In your first year, you’ll study Social Anthropology as part of the Human, Social, and Political Sciences Tripos (HSPS), gaining a foundational understanding of how anthropologists explore human societies across cultures and time.
The following Social Anthropology (SAN) papers are available in the first year:
Core Paper: SAN1 – Social Anthropology: The Comparative Perspective
In SAN1, you will learn how anthropologists study, analyse, and theorise about the immense variety of forms of social life they have found across the world: how such taken-for-granted categories as gender, family, sexuality, economy, and the state are subject to radical cultural variation, and how everyday matters such as food, clothing, work, and trade may be bound up with religious and other symbolic meanings.
You will also learn about the main kinds of social theory developed by anthropologists in response to the challenge of understanding this diversity, and about the distinctive forms of ethnographic field research anthropologists use in order to gain close, first-hand knowledge of the societies they study.
The course includes close readings of two contrasting ethnographies:
- Chisungu: A Girl’s Initiation Ceremony among the Bemba of Zambia – A. Richards (1982 [1956])
- Becoming Sinners: Christianity and Moral Torment in a Papua New Guinea Society – J. Robbins (2004)
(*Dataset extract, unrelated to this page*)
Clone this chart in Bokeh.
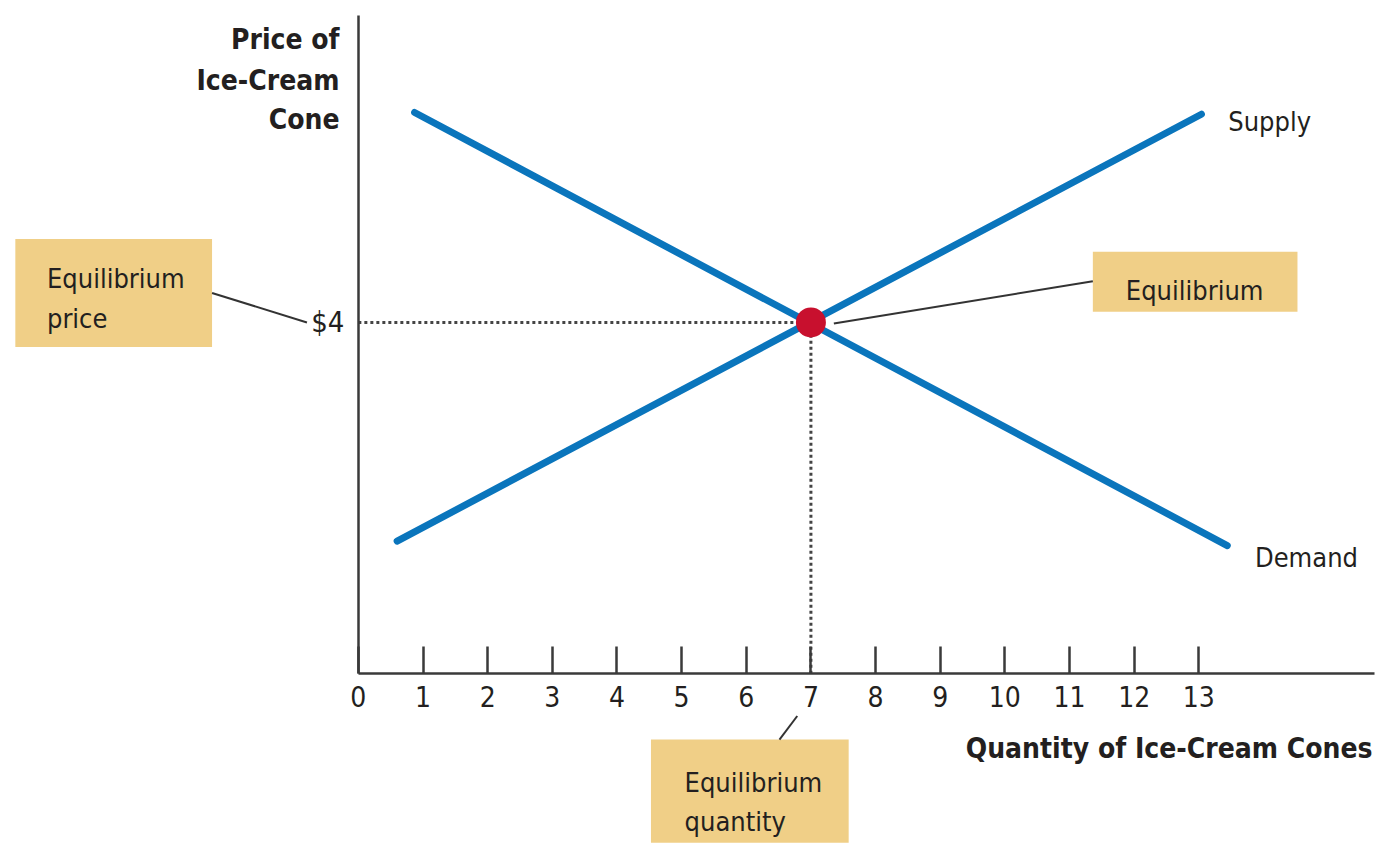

Optional Paper: SAN2 – Ethnographic Methods and Writing
As an optional fourth paper, SAN2 offers practical and theoretical training in ethnographic research. This paper has two aims:
- To support students to develop the skills necessary to produce their own ethnographic research and writing
- To support students to develop the skills necessary to assess and interpret secondary ethnographic research
The paper provides practical training in research methods; considers the relationship between research and writing; interrogates the ethical and political dimensions of ethnography; explores the role of comparison both within and between ethnographies; and considers the relationship between anthropology and the ethnographic method.
The paper combines lectures in different aspects of ethnography, alongside seminars that focus on two ethnographies read in their entirety. These seminars encourage students to think about issues of representation and literary style, in relationship to questions of method, ethics and analysis.
Undergraduate students: SAN2 is intended for HSPS Part I and Part IIA students on the single-track Social Anthropology degree. Students who intend to complete a Social Anthropology dissertation in IIB are strongly advised to take this paper.